GrowX officially opened the first ‘high-tech vertical farm’ in Amsterdam on 1 November. The company grows various types of vegetables in a ‘food flat’ situated in a corporate building on the Amstel III business park. Amsterdam encourages these urban farming initiatives, with the goal of bringing freshly grown products closer to consumers.

The common goal shared by the Municipality of Amsterdam and GrowX is to be able to offer half the population of Amsterdam vertically grown vegetables by 2025. Through this initiative, this city aims to be a worldwide pioneer. The surface area of GrowX’s vertical farm is currently 250 m².

Expansion to 2,000 m²

GrowX currently supplies several top-class chefs and high-end restaurants with its vegetables. “We aim to expand our vertical farm to 2,000 m², which would enable us to supply half the population of Amsterdam with sustainably grown vegetables, cultivated via vertical farming technology, by 2025”, explains Michel Visser of GrowX.

Shortage of fresh vegetables

According to Visser food shortages could become alarming in the future. This could be due to the rapid growth of cities and the population. GrowX believes that it is crucial that we do not develop a dependency on the import of fresh vegetables, which is paired to such negative factors as more transport movements, fuel costs and higher CO2 emissions. Besides that, you can’t really call vegetables that are shipped to you from many kilometres away fresh anymore, claims Visser.

Fool-proof harvests

“Vertical farming is carried out in the urban environment, which means less travel time for your tomatoes, for example.

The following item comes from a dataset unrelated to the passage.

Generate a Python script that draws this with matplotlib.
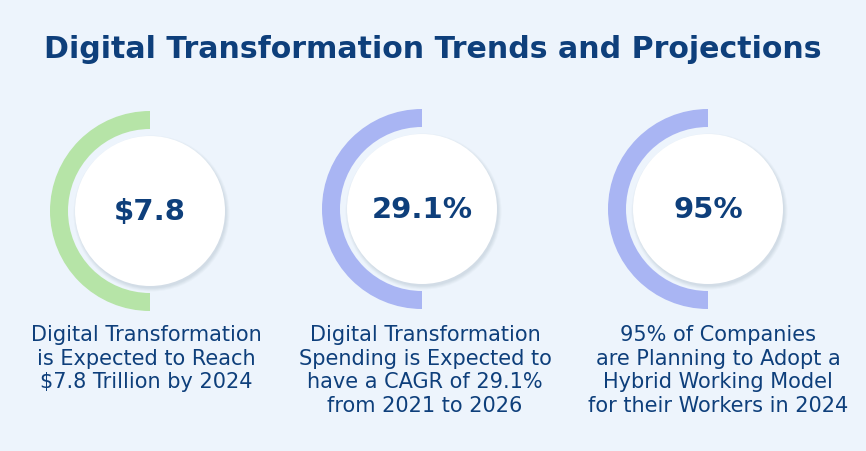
import matplotlib
matplotlib.use("Agg")
import matplotlib.pyplot as plt
from matplotlib.patches import Wedge, Circle

# ---- data ----
title = "Digital Transformation Trends and Projections"
values = ["$7.8", "29.1%", "95%"]
captions = [
    "Digital Transformation\nis Expected to Reach\n$7.8 Trillion by 2024",
    "Digital Transformation\nSpending is Expected to\nhave a CAGR of 29.1%\nfrom 2021 to 2026",
    "95% of Companies\nare Planning to Adopt a\nHybrid Working Model\nfor their Workers in 2024",
]
arc_colors = ["#B6E4A7", "#A9B5F3", "#A9B5F3"]

# ---- layout / style ----
W, H = 866, 451
bg = "#EDF4FC"
navy = "#0E3F7B"
centers_x = [150, 422, 708]
centers_y = [211, 209, 209]
caption_x = [146, 425, 718]
caption_top = 325
R_OUT, ARC_W, R_IN = 100, 18, 75

fig = plt.figure(figsize=(W / 100, H / 100), dpi=100, facecolor=bg)
ax = fig.add_axes([0, 0, 1, 1])
ax.set_xlim(0, W)
ax.set_ylim(H, 0)
ax.set_aspect("equal")
ax.axis("off")
ax.set_facecolor(bg)

ax.text(W / 2, 49, title, ha="center", va="center", fontsize=21.6,
        fontweight="bold", color=navy, family="DejaVu Sans")

for cx, cy, val, cap, col, capx in zip(centers_x, centers_y, values, captions,
                                      arc_colors, caption_x):
    ax.add_patch(Wedge((cx, cy), R_OUT, 90, 270, width=ARC_W, facecolor=col,
                       edgecolor="none"))
    # soft shadow
    for k, a in enumerate([0.04, 0.05, 0.05, 0.06]):
        ax.add_patch(Circle((cx + 1.5, cy + 2.5), R_IN + 3 - k, facecolor="#6a7a90",
                            alpha=a, edgecolor="none"))
    ax.add_patch(Circle((cx, cy), R_IN, facecolor="white", edgecolor="none"))
    ax.text(cx, cy + 1, val, ha="center", va="center", fontsize=21,
            fontweight="bold", color=navy, family="DejaVu Sans")
    ax.text(capx, caption_top, cap, ha="center", va="top", fontsize=15,
            color=navy, family="DejaVu Sans", linespacing=1.22)

fig.savefig("out.png", dpi=100, facecolor=bg)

Vegetables grown on a vertical farm are cultivated in a high-tech closed system. You can create ideal circumstances here, and as a result harvests are fool-proof. Climate control also renders the use of pesticides obsolete. This means that rinsing and re-rinsing will no longer be necessary. As a result, vertical farming will also save lots of water”, continues Visser.

Lofty ambitions

Taking into consideration that the vegetables are grown in layers above one another, space in the city is also used to optimum advantage. The initiators believe this to be a situation that offers only advantages. They call the Netherlands a pioneer in the field of knowledge and innovation in agriculture. Amsterdam aims to become the first city in the world where vertical farming will feed half its population. Start-up GrowX is an initiative launched by American John Apesos and chemical technologist Jens Ruijg.